> Supplied information
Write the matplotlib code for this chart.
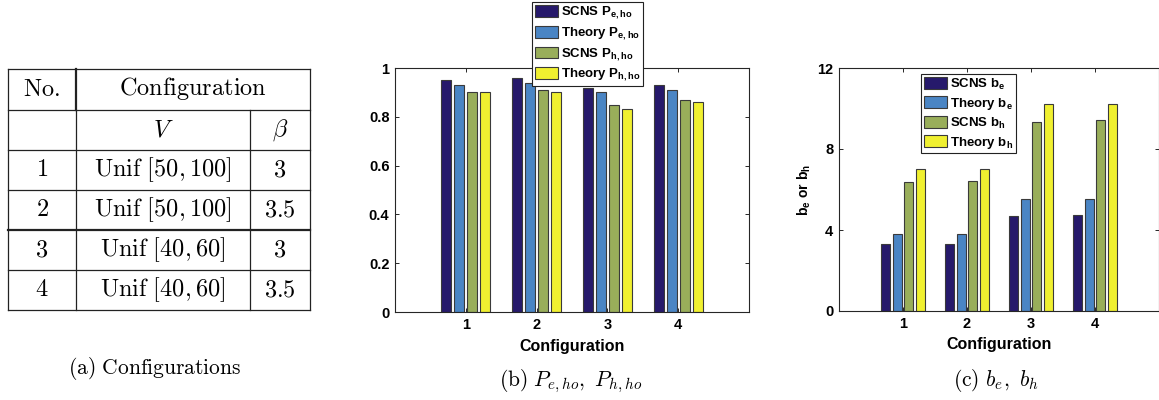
import numpy as np
import matplotlib.pyplot as plt
from matplotlib.lines import Line2D

plt.rcParams['font.family'] = ['Liberation Sans', 'DejaVu Sans']
plt.rcParams['font.weight'] = 'bold'
plt.rcParams['mathtext.fontset'] = 'custom'
plt.rcParams['mathtext.rm'] = 'Liberation Sans:bold'
plt.rcParams['mathtext.it'] = 'Liberation Sans:bold'
plt.rcParams['mathtext.bf'] = 'Liberation Sans:bold'

# data
configs = [1, 2, 3, 4]
scns_pe = [0.95, 0.96, 0.92, 0.93]
theory_pe = [0.93, 0.94, 0.90, 0.91]
scns_ph = [0.90, 0.91, 0.85, 0.87]
theory_ph = [0.90, 0.90, 0.83, 0.86]

scns_be = [3.30, 3.30, 4.71, 4.75]
theory_be = [3.79, 3.79, 5.52, 5.52]
scns_bh = [6.35, 6.41, 9.31, 9.43]
theory_bh = [6.99, 7.00, 10.22, 10.22]

labels_b = ['SCNS P$_{e,ho}$', 'Theory P$_{e,ho}$', 'SCNS P$_{h,ho}$', 'Theory P$_{h,ho}$']
labels_c = ['SCNS b$_{e}$', 'Theory b$_{e}$', 'SCNS b$_{h}$', 'Theory b$_{h}$']

tab_no = ['1', '2', '3', '4']
tab_v = [r'$\mathrm{Unif}\ [50, 100]$', r'$\mathrm{Unif}\ [50, 100]$',
         r'$\mathrm{Unif}\ [40, 60]$', r'$\mathrm{Unif}\ [40, 60]$']
tab_beta = ['3', '3.5', '3', '3.5']

colors = ['#26196b', '#4a85c4', '#99ae5a', '#f0f030']

W, H = 1159, 400
fig = plt.figure(figsize=(W / 100, H / 100), dpi=100)

# overlay axes in pixel coordinates for the table and captions
ov = fig.add_axes([0, 0, 1, 1])
ov.set_xlim(0, W)
ov.set_ylim(H, 0)
ov.axis('off')

rows_y = [69, 110, 150, 190, 230, 270, 310]
x0, x1, x2, x3 = 8, 76, 250, 310
for i, y in enumerate(rows_y):
    lw = 1.6 if i == 4 else 0.9
    ov.add_line(Line2D([x0, x3], [y, y], color='#222222', lw=lw))
ov.add_line(Line2D([x0, x0], [69, 310], color='#222222', lw=0.9))
ov.add_line(Line2D([x3, x3], [69, 310], color='#222222', lw=0.9))
ov.add_line(Line2D([x1, x1], [69, 110], color='#222222', lw=1.6))
ov.add_line(Line2D([x1, x1], [110, 310], color='#222222', lw=0.9))
ov.add_line(Line2D([x2, x2], [110, 310], color='#222222', lw=0.9))

cm = dict(math_fontfamily='cm', fontsize=17.5, ha='center', va='center')
cx1, cx2, cx3 = (x0 + x1) / 2, (x1 + x2) / 2, (x2 + x3) / 2
ov.text(cx1, 89, r'$\mathrm{No.}$', **cm)
ov.text((x1 + x3) / 2, 89, r'$\mathrm{Configuration}$', **cm)
ov.text(cx2, 130, r'$V$', **cm)
ov.text(cx3, 130, r'$\beta$', **cm)
for i in range(4):
    yc = (rows_y[i + 2] + rows_y[i + 3]) / 2
    ov.text(cx1, yc, '$\\mathrm{' + tab_no[i] + '}$', **cm)
    ov.text(cx2, yc, tab_v[i], **cm)
    ov.text(cx3, yc, '$\\mathrm{' + tab_beta[i] + '}$', **cm)

cap = dict(math_fontfamily='cm', fontsize=15.5, ha='center', va='center')
ov.text(155, 369, r'$\mathrm{(a)\ Configurations}$', **cap)
ov.text(571, 381, r'$\mathrm{(b)}\ P_{e,ho},\ P_{h,ho}$', **cap)
ov.text(996, 381, r'$\mathrm{(c)}\ b_e,\ b_h$', **cap)

x = np.array(configs)
pitch = 0.183
bw = 0.145
offsets = np.array([-1.5, -0.5, 0.5, 1.5]) * pitch


def style_axes(ax):
    for s in ax.spines.values():
        s.set_color('#262626')
        s.set_linewidth(0.8)
    ax.tick_params(direction='in', length=3, width=0.7, top=True, right=True,
                   labelsize=10.5, colors='#262626', labelcolor='black', pad=4)
    ax.set_xlim(0, 5)
    ax.set_xticks(configs)
    ax.set_xlabel('Configuration', fontsize=11.5, fontweight='bold', labelpad=5)


leg_kw = dict(fontsize=9.5, frameon=True, fancybox=False, edgecolor='#222222',
              framealpha=1, borderpad=0.2, labelspacing=0.3, handlelength=1.75,
              handleheight=1.0, handletextpad=0.25, borderaxespad=0)

# chart b
axb = fig.add_axes([395 / W, 1 - 312 / H, 354 / W, 244 / H])
series_b = [scns_pe, theory_pe, scns_ph, theory_ph]
hb = []
for k, vals in enumerate(series_b):
    hb.append(axb.bar(x + offsets[k], vals, bw, color=colors[k],
                      edgecolor='#3a3a3a', linewidth=0.8, label=labels_b[k]))
axb.set_ylim(0, 1)
axb.set_yticks([0, 0.2, 0.4, 0.6, 0.8, 1])
axb.set_yticklabels(['0', '0.2', '0.4', '0.6', '0.8', '1'])
style_axes(axb)
lb = fig.legend(handles=hb, loc='upper left', bbox_to_anchor=(532 / W, 1 - 2 / H), **leg_kw)
lb.get_frame().set_linewidth(0.8)

# chart c
axc = fig.add_axes([839 / W, 1 - 311 / H, 320 / W, 243 / H])
series_c = [scns_be, theory_be, scns_bh, theory_bh]
hc = []
for k, vals in enumerate(series_c):
    hc.append(axc.bar(x + offsets[k], vals, bw, color=colors[k],
                      edgecolor='#3a3a3a', linewidth=0.8, label=labels_c[k]))
axc.set_ylim(0, 12)
axc.set_yticks([0, 4, 8, 12])
style_axes(axc)
axc.set_ylabel('b$_e$ or b$_h$', fontsize=10, fontweight='bold', labelpad=3)
lc = axc.legend(handles=hc, loc='upper left', bbox_to_anchor=(921 / W, 1 - 74 / H),
                bbox_transform=fig.transFigure, **leg_kw)
lc.get_frame().set_linewidth(0.8)

fig.savefig('out.png', dpi=100)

> Task to complete
Restate the whole listing above exactly, except for its images.

> Complete response
Write the matplotlib code for this chart.
import numpy as np
import matplotlib.pyplot as plt
from matplotlib.lines import Line2D

plt.rcParams['font.family'] = ['Liberation Sans', 'DejaVu Sans']
plt.rcParams['font.weight'] = 'bold'
plt.rcParams['mathtext.fontset'] = 'custom'
plt.rcParams['mathtext.rm'] = 'Liberation Sans:bold'
plt.rcParams['mathtext.it'] = 'Liberation Sans:bold'
plt.rcParams['mathtext.bf'] = 'Liberation Sans:bold'

# data
configs = [1, 2, 3, 4]
scns_pe = [0.95, 0.96, 0.92, 0.93]
theory_pe = [0.93, 0.94, 0.90, 0.91]
scns_ph = [0.90, 0.91, 0.85, 0.87]
theory_ph = [0.90, 0.90, 0.83, 0.86]

scns_be = [3.30, 3.30, 4.71, 4.75]
theory_be = [3.79, 3.79, 5.52, 5.52]
scns_bh = [6.35, 6.41, 9.31, 9.43]
theory_bh = [6.99, 7.00, 10.22, 10.22]

labels_b = ['SCNS P$_{e,ho}$', 'Theory P$_{e,ho}$', 'SCNS P$_{h,ho}$', 'Theory P$_{h,ho}$']
labels_c = ['SCNS b$_{e}$', 'Theory b$_{e}$', 'SCNS b$_{h}$', 'Theory b$_{h}$']

tab_no = ['1', '2', '3', '4']
tab_v = [r'$\mathrm{Unif}\ [50, 100]$', r'$\mathrm{Unif}\ [50, 100]$',
         r'$\mathrm{Unif}\ [40, 60]$', r'$\mathrm{Unif}\ [40, 60]$']
tab_beta = ['3', '3.5', '3', '3.5']

colors = ['#26196b', '#4a85c4', '#99ae5a', '#f0f030']

W, H = 1159, 400
fig = plt.figure(figsize=(W / 100, H / 100), dpi=100)

# overlay axes in pixel coordinates for the table and captions
ov = fig.add_axes([0, 0, 1, 1])
ov.set_xlim(0, W)
ov.set_ylim(H, 0)
ov.axis('off')

rows_y = [69, 110, 150, 190, 230, 270, 310]
x0, x1, x2, x3 = 8, 76, 250, 310
for i, y in enumerate(rows_y):
    lw = 1.6 if i == 4 else 0.9
    ov.add_line(Line2D([x0, x3], [y, y], color='#222222', lw=lw))
ov.add_line(Line2D([x0, x0], [69, 310], color='#222222', lw=0.9))
ov.add_line(Line2D([x3, x3], [69, 310], color='#222222', lw=0.9))
ov.add_line(Line2D([x1, x1], [69, 110], color='#222222', lw=1.6))
ov.add_line(Line2D([x1, x1], [110, 310], color='#222222', lw=0.9))
ov.add_line(Line2D([x2, x2], [110, 310], color='#222222', lw=0.9))

cm = dict(math_fontfamily='cm', fontsize=17.5, ha='center', va='center')
cx1, cx2, cx3 = (x0 + x1) / 2, (x1 + x2) / 2, (x2 + x3) / 2
ov.text(cx1, 89, r'$\mathrm{No.}$', **cm)
ov.text((x1 + x3) / 2, 89, r'$\mathrm{Configuration}$', **cm)
ov.text(cx2, 130, r'$V$', **cm)
ov.text(cx3, 130, r'$\beta$', **cm)
for i in range(4):
    yc = (rows_y[i + 2] + rows_y[i + 3]) / 2
    ov.text(cx1, yc, '$\\mathrm{' + tab_no[i] + '}$', **cm)
    ov.text(cx2, yc, tab_v[i], **cm)
    ov.text(cx3, yc, '$\\mathrm{' + tab_beta[i] + '}$', **cm)

cap = dict(math_fontfamily='cm', fontsize=15.5, ha='center', va='center')
ov.text(155, 369, r'$\mathrm{(a)\ Configurations}$', **cap)
ov.text(571, 381, r'$\mathrm{(b)}\ P_{e,ho},\ P_{h,ho}$', **cap)
ov.text(996, 381, r'$\mathrm{(c)}\ b_e,\ b_h$', **cap)

x = np.array(configs)
pitch = 0.183
bw = 0.145
offsets = np.array([-1.5, -0.5, 0.5, 1.5]) * pitch


def style_axes(ax):
    for s in ax.spines.values():
        s.set_color('#262626')
        s.set_linewidth(0.8)
    ax.tick_params(direction='in', length=3, width=0.7, top=True, right=True,
                   labelsize=10.5, colors='#262626', labelcolor='black', pad=4)
    ax.set_xlim(0, 5)
    ax.set_xticks(configs)
    ax.set_xlabel('Configuration', fontsize=11.5, fontweight='bold', labelpad=5)


leg_kw = dict(fontsize=9.5, frameon=True, fancybox=False, edgecolor='#222222',
              framealpha=1, borderpad=0.2, labelspacing=0.3, handlelength=1.75,
              handleheight=1.0, handletextpad=0.25, borderaxespad=0)

# chart b
axb = fig.add_axes([395 / W, 1 - 312 / H, 354 / W, 244 / H])
series_b = [scns_pe, theory_pe, scns_ph, theory_ph]
hb = []
for k, vals in enumerate(series_b):
    hb.append(axb.bar(x + offsets[k], vals, bw, color=colors[k],
                      edgecolor='#3a3a3a', linewidth=0.8, label=labels_b[k]))
axb.set_ylim(0, 1)
axb.set_yticks([0, 0.2, 0.4, 0.6, 0.8, 1])
axb.set_yticklabels(['0', '0.2', '0.4', '0.6', '0.8', '1'])
style_axes(axb)
lb = fig.legend(handles=hb, loc='upper left', bbox_to_anchor=(532 / W, 1 - 2 / H), **leg_kw)
lb.get_frame().set_linewidth(0.8)

# chart c
axc = fig.add_axes([839 / W, 1 - 311 / H, 320 / W, 243 / H])
series_c = [scns_be, theory_be, scns_bh, theory_bh]
hc = []
for k, vals in enumerate(series_c):
    hc.append(axc.bar(x + offsets[k], vals, bw, color=colors[k],
                      edgecolor='#3a3a3a', linewidth=0.8, label=labels_c[k]))
axc.set_ylim(0, 12)
axc.set_yticks([0, 4, 8, 12])
style_axes(axc)
axc.set_ylabel('b$_e$ or b$_h$', fontsize=10, fontweight='bold', labelpad=3)
lc = axc.legend(handles=hc, loc='upper left', bbox_to_anchor=(921 / W, 1 - 74 / H),
                bbox_transform=fig.transFigure, **leg_kw)
lc.get_frame().set_linewidth(0.8)

fig.savefig('out.png', dpi=100)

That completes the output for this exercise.